Briefly reviewing the Munich speech’s postulates, we can now state 10 years later:
Yes, the unipolar world was not realized. The country which believed itself to be the overlord and master was also one of the first to feel that all of this was destroying it from within, and this country has now announced its intention to reset the balance by man-handling the partners already glued to it. And now it is building a wall on its southern border, imposing protectionist tariffs on imports, and changing immigration policy from “open doors for all” to “open doors for persecuted Christians.”
Yes, none of these hotbeds of tension have been eliminated. Moreover, new ones have emerged. Several other countries have been ruined and semi-destroyed.
Yes, terrorism has transformed into a global force and created its own global quasi-state ruling territories on two continents. Its emissaries shoot, blow up, and run over with trucks once carefree Europeans in their own coastal cities and Christmas markets.
Yes, the GDP of the BRICS countries, despite the crisis in Russia, Brazil, and the “Chinese slowdown,” is almost on par with the GDP of the Big 7. Given the differences in growth rates, it will surely pass such.
The gap between poor and rich countries has widened just as the gap between rich and poor people has increased.
In the end, the world is stuck at the same dead end that the Russian president warned about – because the Munich speech was, frankly speaking, not listened to by those to whom it was addressed.
Or, rather, they heard it, but only through the filter of the unipolar ideology against whose devastating effects Putin warned.

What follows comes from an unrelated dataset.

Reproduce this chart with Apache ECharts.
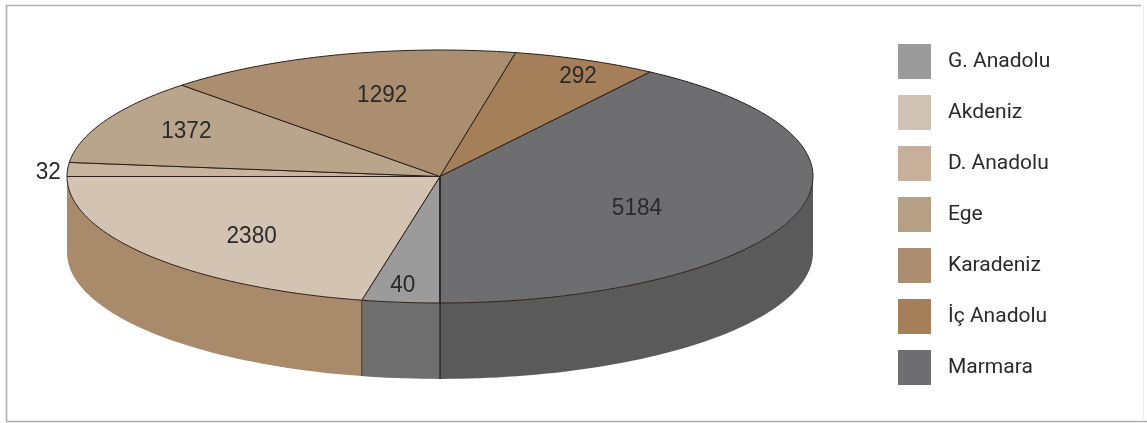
<!DOCTYPE html>
<html><head><meta charset="utf-8">
<style>html,body{margin:0;padding:0;background:#fff}#c{width:1147px;height:423px}</style>
<script src="https://cdn.jsdelivr.net/npm/echarts@6/dist/echarts.min.js"></script></head>
<body><div id="c"></div>
<script>
const regions = ['G. Anadolu','Akdeniz','D. Anadolu','Ege','Karadeniz','İç Anadolu','Marmara'];
const values = [40,2380,32,1372,1292,292,5184];
// Drawn sweep of each slice in degrees (the source's slices are not proportional to value)
const sweeps = [12.1,77.9,6.4,39.8,55.5,22.6,145.7];
const topColors = ['#9b9b9b','#d3c3b3','#c8b49f','#b9a48c','#ab8e70','#a57f5a','#6e6e70'];
const wallColors = ['#6f6f6f','#a98b6c','#a98b6c','#a98b6c','#a98b6c','#a98b6c','#5a5a5a'];
const legendColors = ['#9b9b9b','#d0c2b4','#c6b09a','#b5a085','#ab8e70','#a57f5a','#6e6e70'];

// Layout (not data): start of the first slice, wall depth in axis units, label anchors in axis units
const START_DEG = 270;
const DEPTH = 0.6;
const labelAt = [[-0.1,-0.86],[-0.505,-0.47],[-1.05,0.03],[-0.68,0.36],[-0.155,0.645],[0.37,0.79],[0.528,-0.25]];
const FONT = '"Liberation Sans",Arial,sans-serif';

const rad = d => d*Math.PI/180;
let cursor = START_DEG;
const spans = sweeps.map(s => { const a=cursor; cursor-=s; return [a,a-s]; });

function arcPts(api,a,b,off){
  const n=Math.max(2,Math.ceil(Math.abs(a-b)/1.5)), p=[];
  for(let i=0;i<=n;i++){const t=rad(a+(b-a)*i/n);p.push(api.coord([Math.cos(t),Math.sin(t)-off]));}
  return p;
}
function makeRender(idx){
  return function(params,api){
    const [a,b]=spans[idx];
    const c=api.coord([0,0]);
    const kids=[];
    // visible front wall: the part of the span in the lower half of the ellipse (either angle winding)
    [[180,360],[-180,0]].forEach(([from,to])=>{
      const hi=Math.min(a,to), lo=Math.max(b,from);
      if(hi<=lo) return;
      const upper=arcPts(api,hi,lo,0), lower=arcPts(api,lo,hi,DEPTH);
      kids.push({type:'polygon',shape:{points:upper.concat(lower)},style:{fill:wallColors[idx]}});
      if(idx===1){
        const top=upper[0], bot=lower[lower.length-1];
        kids.push({type:'line',shape:{x1:top[0],y1:top[1],x2:bot[0],y2:bot[1]},style:{stroke:'#3a3028',lineWidth:1}});
      }
    });
    const rim=arcPts(api,a,b,0);
    kids.push({type:'polygon',shape:{points:[c].concat(rim)},style:{fill:topColors[idx],stroke:'#2a2018',lineWidth:1,lineJoin:'round'}});
    const la=api.coord(labelAt[idx]);
    kids.push({type:'text',x:la[0],y:la[1],scaleX:0.94,style:{text:String(api.value(0)),fill:'#2a2a2a',font:'24px '+FONT,textAlign:'center',textVerticalAlign:'middle'},z2:10});
    return {type:'group',children:kids};
  };
}
const series = regions.map((name,i)=>({
  name,type:'custom',coordinateSystem:'cartesian2d',clip:false,silent:true,
  itemStyle:{color:legendColors[i]},
  encode:{x:1,y:2},
  data:[[values[i],0,0]],
  renderItem:makeRender(i),
  z:2+i
}));
// the black spine down the front of the disc
series.push({
  type:'custom',coordinateSystem:'cartesian2d',clip:false,silent:true,z:20,encode:{x:0,y:1},
  data:[[0,0]],
  renderItem(p,api){
    const a=api.coord([0,0]),b=api.coord([0,-1-DEPTH]);
    return {type:'line',shape:{x1:a[0],y1:a[1],x2:b[0],y2:b[1]},style:{stroke:'#1d1d1d',lineWidth:1.2}};
  }
});
const chart=echarts.init(document.getElementById('c'),null,{renderer:'canvas'});
chart.setOption({
  animation:false,backgroundColor:'#fff',
  graphic:[
    {type:'polyline',shape:{points:[[1141,5.5],[6.5,5.5],[6.5,421.5],[1147,421.5]]},style:{fill:'none',stroke:'#b0b0b0',lineWidth:1.6},z:0},
    {type:'line',shape:{x1:1143.5,y1:6,x2:1143.5,y2:421},style:{stroke:'#ececec',lineWidth:1},z:0}
  ],
  grid:{left:67,top:50,width:746,height:253,containLabel:false},
  xAxis:{type:'value',min:-1,max:1,show:false},
  yAxis:{type:'value',min:-1,max:1,show:false},
  legend:{orient:'vertical',left:898,top:44,itemWidth:33,itemHeight:35,itemGap:16,data:regions,icon:'rect',selectedMode:false,
    textStyle:{fontFamily:'Roboto',fontSize:21,color:'#2a2a2a',padding:[2,0,0,12]},padding:0},
  series
});
</script></body></html>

The only thing that the rulers of the only pole cared to understand was that one of the countries subject to liberal democratization was breaking away and declaring some kind of independent policy. They reacted accordingly: instructors and arms flowed into Georgia, and the flow of “cookies” to Ukraine was intensified. This led to well-known results.

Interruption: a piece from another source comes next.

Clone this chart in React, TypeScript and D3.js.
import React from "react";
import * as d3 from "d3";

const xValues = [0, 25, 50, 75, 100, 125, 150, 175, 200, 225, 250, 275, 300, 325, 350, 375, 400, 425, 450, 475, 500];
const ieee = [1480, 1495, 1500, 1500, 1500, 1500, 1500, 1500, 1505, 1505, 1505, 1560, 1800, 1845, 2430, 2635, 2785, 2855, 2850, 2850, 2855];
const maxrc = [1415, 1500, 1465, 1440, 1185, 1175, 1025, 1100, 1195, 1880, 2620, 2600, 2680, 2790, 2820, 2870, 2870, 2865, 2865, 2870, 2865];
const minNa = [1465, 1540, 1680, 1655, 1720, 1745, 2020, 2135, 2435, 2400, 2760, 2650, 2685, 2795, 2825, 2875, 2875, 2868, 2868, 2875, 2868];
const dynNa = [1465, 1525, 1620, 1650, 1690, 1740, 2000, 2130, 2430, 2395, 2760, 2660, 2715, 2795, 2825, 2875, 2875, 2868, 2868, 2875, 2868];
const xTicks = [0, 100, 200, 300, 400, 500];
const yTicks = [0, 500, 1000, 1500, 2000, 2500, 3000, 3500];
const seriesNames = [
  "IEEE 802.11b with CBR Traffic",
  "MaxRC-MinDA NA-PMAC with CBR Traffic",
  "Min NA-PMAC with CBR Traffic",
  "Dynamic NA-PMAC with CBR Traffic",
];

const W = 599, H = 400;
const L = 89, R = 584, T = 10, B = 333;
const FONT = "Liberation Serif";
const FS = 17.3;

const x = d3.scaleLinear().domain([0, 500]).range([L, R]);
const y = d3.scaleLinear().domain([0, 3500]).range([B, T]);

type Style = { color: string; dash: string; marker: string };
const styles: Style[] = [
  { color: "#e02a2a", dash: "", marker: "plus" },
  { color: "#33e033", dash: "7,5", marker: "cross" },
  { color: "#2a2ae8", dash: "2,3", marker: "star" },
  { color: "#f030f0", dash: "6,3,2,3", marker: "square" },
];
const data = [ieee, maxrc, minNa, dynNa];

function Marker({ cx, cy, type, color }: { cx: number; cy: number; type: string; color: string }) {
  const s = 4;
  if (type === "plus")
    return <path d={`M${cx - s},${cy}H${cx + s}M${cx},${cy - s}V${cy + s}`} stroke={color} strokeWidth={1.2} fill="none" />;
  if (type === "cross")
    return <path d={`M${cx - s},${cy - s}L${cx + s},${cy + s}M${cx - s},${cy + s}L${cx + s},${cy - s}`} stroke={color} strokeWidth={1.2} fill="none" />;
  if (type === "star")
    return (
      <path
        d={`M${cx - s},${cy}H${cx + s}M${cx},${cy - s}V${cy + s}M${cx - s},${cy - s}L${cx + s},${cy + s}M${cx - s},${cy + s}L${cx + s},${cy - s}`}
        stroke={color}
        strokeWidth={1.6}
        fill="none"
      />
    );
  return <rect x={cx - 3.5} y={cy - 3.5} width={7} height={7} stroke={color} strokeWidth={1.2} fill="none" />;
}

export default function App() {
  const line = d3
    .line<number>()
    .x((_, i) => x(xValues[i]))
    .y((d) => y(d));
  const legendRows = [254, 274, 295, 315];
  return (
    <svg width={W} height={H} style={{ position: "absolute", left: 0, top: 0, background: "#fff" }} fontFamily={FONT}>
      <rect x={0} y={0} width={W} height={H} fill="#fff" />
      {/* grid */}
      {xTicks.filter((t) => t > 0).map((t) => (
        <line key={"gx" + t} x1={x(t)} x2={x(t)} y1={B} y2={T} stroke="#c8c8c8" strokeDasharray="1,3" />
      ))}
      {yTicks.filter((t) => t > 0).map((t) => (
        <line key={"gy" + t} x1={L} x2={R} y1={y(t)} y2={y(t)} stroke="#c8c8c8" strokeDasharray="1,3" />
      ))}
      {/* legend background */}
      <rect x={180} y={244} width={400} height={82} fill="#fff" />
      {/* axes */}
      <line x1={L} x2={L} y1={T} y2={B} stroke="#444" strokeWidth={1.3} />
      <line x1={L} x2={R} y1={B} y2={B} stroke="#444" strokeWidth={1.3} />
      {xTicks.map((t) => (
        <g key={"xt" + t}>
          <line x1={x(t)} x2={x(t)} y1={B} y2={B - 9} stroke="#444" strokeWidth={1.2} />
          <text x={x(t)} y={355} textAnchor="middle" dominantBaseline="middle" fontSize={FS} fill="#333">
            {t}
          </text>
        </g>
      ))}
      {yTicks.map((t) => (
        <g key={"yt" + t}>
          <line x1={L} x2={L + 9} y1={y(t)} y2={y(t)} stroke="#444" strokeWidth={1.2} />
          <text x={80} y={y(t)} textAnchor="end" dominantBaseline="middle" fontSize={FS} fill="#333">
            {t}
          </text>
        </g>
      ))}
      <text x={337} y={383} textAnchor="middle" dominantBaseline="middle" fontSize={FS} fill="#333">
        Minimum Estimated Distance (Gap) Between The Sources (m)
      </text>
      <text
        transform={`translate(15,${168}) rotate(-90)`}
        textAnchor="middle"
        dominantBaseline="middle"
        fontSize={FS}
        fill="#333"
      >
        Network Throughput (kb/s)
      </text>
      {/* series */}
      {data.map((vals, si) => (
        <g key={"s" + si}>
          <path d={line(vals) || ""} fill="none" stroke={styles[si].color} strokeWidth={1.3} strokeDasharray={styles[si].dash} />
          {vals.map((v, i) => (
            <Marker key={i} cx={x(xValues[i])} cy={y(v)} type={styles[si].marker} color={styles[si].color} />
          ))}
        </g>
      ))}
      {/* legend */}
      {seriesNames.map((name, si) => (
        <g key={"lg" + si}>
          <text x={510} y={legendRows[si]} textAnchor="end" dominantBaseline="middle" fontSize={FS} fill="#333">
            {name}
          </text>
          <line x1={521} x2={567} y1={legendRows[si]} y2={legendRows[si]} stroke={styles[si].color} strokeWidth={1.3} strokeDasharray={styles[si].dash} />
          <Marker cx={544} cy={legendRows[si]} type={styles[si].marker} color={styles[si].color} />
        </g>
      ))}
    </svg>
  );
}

Next came the Arab and other “springs” in Libya, Yemen, and Syria. Then came the great refugee invasion of Europe. Then came Paris, Brussels, Nice, Berlin, Orlando, and San Bernardino. Then came the collapse of Ukraine and Brexit. Now we have the “strange presidency” of the current American leader who for already a month has torpedoed the American elite itself on all fronts.

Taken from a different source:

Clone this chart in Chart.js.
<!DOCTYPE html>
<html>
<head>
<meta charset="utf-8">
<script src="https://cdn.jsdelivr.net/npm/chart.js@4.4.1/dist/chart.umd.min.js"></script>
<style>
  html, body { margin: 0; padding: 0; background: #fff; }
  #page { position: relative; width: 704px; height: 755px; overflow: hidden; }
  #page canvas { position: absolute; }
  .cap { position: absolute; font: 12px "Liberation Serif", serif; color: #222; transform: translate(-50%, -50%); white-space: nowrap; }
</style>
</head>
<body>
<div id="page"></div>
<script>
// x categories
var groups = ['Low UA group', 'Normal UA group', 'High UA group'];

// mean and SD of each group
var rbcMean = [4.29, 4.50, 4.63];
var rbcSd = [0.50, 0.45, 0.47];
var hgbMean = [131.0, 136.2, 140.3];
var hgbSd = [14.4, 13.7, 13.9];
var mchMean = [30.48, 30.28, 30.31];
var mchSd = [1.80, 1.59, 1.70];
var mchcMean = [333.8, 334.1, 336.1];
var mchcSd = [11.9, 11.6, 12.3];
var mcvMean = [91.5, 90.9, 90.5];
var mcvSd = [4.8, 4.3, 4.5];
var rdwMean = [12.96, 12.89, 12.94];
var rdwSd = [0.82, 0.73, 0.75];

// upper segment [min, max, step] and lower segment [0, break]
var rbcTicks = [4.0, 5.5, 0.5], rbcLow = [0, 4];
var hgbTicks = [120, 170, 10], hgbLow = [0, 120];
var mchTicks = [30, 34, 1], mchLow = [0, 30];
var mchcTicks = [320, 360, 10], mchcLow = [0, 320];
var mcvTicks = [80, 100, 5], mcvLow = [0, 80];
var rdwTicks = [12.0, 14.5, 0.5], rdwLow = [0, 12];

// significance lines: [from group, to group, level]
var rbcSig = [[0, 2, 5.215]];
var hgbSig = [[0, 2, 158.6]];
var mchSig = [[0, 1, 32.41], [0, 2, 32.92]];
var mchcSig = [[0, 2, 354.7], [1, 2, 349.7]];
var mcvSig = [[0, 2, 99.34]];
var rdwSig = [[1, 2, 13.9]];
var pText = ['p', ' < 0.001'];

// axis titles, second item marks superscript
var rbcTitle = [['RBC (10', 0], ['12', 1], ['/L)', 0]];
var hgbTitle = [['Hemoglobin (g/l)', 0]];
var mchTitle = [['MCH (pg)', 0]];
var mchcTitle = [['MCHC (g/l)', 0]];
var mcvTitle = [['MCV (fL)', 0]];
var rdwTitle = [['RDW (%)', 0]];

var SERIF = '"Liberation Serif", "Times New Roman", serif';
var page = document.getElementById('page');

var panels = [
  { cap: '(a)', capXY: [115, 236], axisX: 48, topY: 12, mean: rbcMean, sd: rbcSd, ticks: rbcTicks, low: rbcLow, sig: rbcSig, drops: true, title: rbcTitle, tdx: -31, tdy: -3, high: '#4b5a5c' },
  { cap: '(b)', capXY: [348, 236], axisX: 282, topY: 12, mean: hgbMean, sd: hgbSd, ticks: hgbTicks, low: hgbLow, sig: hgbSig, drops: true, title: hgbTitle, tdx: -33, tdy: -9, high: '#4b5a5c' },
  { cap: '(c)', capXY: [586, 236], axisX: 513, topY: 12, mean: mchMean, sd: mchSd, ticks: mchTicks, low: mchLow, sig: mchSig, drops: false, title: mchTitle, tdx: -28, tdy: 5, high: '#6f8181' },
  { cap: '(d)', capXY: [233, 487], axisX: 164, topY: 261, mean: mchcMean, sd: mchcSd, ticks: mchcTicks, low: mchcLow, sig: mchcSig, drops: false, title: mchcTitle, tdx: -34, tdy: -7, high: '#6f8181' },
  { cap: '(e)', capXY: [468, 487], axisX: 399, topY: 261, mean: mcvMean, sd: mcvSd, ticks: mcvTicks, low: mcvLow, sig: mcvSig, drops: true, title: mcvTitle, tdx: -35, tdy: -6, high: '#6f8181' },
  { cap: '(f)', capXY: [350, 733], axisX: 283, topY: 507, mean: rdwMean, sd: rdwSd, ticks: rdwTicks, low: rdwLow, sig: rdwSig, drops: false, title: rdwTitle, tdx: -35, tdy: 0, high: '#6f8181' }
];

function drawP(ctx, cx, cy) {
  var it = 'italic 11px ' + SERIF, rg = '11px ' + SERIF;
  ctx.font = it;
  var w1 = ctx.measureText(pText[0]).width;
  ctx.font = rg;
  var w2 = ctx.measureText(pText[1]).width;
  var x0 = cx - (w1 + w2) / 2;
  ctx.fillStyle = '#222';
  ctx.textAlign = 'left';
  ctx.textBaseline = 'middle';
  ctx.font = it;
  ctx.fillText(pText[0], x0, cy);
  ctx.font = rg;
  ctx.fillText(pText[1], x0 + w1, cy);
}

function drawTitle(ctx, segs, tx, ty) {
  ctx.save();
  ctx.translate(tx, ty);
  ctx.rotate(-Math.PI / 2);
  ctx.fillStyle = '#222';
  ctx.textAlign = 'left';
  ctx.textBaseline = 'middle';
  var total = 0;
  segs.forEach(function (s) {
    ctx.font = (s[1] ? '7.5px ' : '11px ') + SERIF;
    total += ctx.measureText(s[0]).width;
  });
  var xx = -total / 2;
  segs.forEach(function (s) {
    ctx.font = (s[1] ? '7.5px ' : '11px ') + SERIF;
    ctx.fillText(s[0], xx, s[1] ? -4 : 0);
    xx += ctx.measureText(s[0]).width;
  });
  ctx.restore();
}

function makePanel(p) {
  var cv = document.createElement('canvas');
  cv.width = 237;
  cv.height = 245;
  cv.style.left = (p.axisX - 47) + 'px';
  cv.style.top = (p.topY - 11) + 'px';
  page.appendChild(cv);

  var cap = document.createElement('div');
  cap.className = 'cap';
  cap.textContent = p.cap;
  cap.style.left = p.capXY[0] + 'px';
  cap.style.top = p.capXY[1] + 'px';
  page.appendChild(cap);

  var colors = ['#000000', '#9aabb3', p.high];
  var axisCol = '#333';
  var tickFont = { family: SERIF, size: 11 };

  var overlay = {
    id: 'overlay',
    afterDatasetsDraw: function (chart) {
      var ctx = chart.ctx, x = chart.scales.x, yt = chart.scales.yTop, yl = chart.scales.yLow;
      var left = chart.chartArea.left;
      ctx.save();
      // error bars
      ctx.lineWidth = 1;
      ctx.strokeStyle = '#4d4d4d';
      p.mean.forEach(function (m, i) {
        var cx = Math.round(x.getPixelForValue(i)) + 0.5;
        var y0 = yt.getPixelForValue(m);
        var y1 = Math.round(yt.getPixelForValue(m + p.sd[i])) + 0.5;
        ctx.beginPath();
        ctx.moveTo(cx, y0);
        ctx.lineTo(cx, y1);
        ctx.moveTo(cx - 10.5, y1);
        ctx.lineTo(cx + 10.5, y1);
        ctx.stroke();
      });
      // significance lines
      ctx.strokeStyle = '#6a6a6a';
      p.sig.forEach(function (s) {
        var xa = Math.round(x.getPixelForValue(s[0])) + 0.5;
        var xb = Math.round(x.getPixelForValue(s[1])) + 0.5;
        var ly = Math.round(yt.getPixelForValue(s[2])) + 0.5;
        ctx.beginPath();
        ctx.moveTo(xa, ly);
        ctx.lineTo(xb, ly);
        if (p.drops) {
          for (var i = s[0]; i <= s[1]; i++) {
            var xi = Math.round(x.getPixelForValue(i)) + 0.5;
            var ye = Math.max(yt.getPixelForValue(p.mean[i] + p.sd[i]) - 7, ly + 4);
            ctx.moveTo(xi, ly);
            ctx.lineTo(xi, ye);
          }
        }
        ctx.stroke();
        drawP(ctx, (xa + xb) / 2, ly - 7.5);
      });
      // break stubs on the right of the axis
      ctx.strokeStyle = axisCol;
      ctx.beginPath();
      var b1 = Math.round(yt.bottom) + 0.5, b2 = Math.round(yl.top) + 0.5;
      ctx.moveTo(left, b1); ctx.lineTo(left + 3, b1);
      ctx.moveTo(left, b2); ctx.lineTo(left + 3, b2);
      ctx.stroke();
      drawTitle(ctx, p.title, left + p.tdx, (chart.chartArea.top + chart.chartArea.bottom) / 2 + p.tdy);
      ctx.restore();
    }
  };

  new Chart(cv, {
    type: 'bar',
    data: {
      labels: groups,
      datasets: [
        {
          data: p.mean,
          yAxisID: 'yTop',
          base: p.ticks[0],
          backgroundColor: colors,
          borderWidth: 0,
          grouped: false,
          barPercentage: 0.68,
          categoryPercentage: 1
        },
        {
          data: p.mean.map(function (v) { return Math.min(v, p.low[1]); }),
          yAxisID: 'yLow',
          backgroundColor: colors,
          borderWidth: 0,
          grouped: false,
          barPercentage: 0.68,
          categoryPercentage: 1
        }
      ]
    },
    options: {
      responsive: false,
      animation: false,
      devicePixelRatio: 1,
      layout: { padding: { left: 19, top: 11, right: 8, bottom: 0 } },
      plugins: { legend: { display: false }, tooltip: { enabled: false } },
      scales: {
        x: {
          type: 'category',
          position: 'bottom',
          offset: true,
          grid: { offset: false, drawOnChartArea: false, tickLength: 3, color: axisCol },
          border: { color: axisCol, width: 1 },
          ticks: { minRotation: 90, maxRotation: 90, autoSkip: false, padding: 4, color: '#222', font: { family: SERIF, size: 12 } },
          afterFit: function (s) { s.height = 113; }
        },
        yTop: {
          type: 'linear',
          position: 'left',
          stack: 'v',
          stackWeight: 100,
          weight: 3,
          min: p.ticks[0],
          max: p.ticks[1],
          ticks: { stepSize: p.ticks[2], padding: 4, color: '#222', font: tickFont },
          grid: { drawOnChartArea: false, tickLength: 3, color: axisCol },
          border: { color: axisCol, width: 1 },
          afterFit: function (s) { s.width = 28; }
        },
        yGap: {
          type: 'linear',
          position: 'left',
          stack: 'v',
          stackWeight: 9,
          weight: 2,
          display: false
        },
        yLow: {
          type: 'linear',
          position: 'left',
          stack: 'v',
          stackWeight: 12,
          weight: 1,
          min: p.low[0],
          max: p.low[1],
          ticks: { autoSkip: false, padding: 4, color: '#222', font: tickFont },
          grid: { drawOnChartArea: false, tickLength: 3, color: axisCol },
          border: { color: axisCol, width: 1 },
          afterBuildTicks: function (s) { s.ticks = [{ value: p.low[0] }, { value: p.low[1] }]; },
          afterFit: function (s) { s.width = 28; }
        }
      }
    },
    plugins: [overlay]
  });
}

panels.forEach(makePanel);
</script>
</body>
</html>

In other words, precisely what the Russian leader warned about has come true. Unfortunately, precisely what he warned to not allow, has happened.
The most enlightening (and sad) part is that back then, 10 years ago, Putin offered a prescription for all of this. He proposed abandoning the unipolar ideology in favor of “searching for a reasonable balance between the interests of all subjects of international relations.”
And only now, with wild screeching, the relapse of “liberal messianism,” and difficulty in finding words and expressions, are Western leaders beginning to realize the inevitability of multipolarity.
It cannot be said that they are happy, since the independence that their Russian counterpart called for ten years ago is a heavy burden for most of them. Despite a whole quarter century of the “end of history and global Fukuyama,” the majority of leaders of the free world are simply unaccustomed to freedom and the responsibility inevitably accompanying it.
And yet they are so reluctant to recognize the reality of the Russian president’s predictions because this awareness would lead to another recognition, namely, that the problems tied to the dismantling of the unfinished “global empire” are just beginning.
The majority of these problems still lie ahead.